Friday, Jul. 30, 1965
The Docile Guests
If the West finds Charles de Gaulle exacerbating, it can take some comfort in the fact that the Communist block is afflicted with 19 million Gaullists --otherwise known as Rumanians.
Rumania has withdrawn in all but name from the Warsaw Pact military alliance: the last Russian troops left the country in 1958. It has cut down both the size of its army and the duty tenure and has reserved the right to decide on its own whether to go to war with the rest of the countries in the pact. Bucharest boycotted the plan of Comecon, the bloc's common market, to make the nation merely a provider of gasoline and grain, instead is busy building a broad industrial base from which to trade West as well as East.
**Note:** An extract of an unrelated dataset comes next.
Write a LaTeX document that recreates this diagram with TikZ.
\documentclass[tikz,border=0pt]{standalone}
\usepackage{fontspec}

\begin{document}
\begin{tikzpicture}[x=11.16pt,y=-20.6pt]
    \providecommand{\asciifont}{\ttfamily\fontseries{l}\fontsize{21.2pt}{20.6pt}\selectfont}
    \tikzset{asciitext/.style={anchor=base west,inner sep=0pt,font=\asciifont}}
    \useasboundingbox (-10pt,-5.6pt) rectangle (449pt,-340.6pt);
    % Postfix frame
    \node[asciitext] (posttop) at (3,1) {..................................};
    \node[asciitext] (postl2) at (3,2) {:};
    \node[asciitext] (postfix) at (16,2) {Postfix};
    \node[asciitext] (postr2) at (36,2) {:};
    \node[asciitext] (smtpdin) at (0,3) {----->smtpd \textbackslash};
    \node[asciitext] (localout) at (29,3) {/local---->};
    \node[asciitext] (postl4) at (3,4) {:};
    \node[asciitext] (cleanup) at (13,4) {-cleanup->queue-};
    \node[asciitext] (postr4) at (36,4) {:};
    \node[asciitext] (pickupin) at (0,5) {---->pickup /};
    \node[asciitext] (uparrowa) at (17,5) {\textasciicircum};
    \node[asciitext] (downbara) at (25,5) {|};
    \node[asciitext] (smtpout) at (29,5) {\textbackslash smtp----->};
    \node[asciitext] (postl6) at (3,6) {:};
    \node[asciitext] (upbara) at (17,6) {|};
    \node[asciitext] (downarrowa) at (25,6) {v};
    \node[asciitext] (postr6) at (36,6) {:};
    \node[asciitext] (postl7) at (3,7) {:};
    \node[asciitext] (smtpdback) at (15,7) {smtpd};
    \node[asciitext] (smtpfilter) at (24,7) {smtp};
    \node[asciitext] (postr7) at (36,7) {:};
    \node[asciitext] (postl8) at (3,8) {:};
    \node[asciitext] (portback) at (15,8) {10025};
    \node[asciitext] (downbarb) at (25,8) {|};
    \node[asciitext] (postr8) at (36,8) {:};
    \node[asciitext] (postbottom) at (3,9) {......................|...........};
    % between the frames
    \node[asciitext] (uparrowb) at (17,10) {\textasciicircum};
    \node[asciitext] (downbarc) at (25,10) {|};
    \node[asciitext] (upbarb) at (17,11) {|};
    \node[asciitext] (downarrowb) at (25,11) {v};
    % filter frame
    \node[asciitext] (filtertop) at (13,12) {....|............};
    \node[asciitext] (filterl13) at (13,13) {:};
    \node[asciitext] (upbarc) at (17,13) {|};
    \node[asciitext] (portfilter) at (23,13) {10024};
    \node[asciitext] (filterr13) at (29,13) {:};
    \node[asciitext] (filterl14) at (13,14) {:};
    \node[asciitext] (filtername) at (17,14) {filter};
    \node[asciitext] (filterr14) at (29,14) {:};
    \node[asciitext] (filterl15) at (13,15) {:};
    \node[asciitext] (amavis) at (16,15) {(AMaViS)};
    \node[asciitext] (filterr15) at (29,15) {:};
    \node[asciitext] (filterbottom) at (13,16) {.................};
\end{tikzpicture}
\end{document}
No Bondage. Rumania's abrasive brand of independence was launched by the late Gheorghe Gheorghiu-Dej (TIME, March 26), and both East and West have been closely watching the words of his successor, Rumanian Party Boss Nicolae Ceausescu, to see whether he would try to slip his errant satellite back into more orthodox orbit. Ceausescu (pronounced Chow-shess-coo) delivered a ringing answer last week as delegates from 56 Communist parties around the world gathered in Bucharest for the Ninth Rumanian C.P.
Congress. With Russia's Leonid Brezhnev and Peking's Party Secretary Teng Hsiao-Ping attending, Bucharest had been billed as a head-on Sino-Soviet verbal slugfest. But the Rumanians attached "keep quiet" stickers to each invitation, and the result was a collection of docile guests whose most exciting time at the meeting was a five-hour, 93-page declaration of independence by their host, Ceausescu, that went considerably beyond anything Gheorghiu-Dej ever bruited.
Ceausescu again defended the Rumanian decision to industrialize, and as for Comecon trade, he asserted flatly that "Rumania develops economic relations with all states, irrespective of their social system, on the basis of mutual advantage." Ceausescu went on to make clear that Rumania's economic independence was merely the handmaiden of political autonomy. "Each [national] party has the exclusive right to independently elaborate its political line," he announced. He called for the abolition of all military blocs and, in a reference ostensibly to Viet Nam but which surely raised eyebrows among such members of his audience as East Germany's Walter Ulbricht and the Hungarian delegation, insisted that "foreign military bases and troops stationed on the territory of other states exert a negative influence on international relations."
On the Boulevard. In his four months on the job, Ceausescu has also provided liberation of sorts to Rumanian life. Noting that "diversity of style is peculiar to art and literature," he has gone even farther than Dej in freeing Rumanian artists from strict socialist realism. Abstractionist vernissages are blossoming along Bucharest's fashionable Boulevard Magheru, and even top party people can be seen carting home a nonobjective painting. Kafka is all the rage, and more American movies than Russian are running in Bucharest's cinemas; the Broadway play Rhinoceros was a theater season sellout, and not just because lonesco is a Rumanian. Last week, as if for the edification of his distinguished guests, Ceausescu permitted Western newspapers to go on public sale for the first time--excepting of course Paris' Le Monde, which has been available for some months to the East's Gaullists.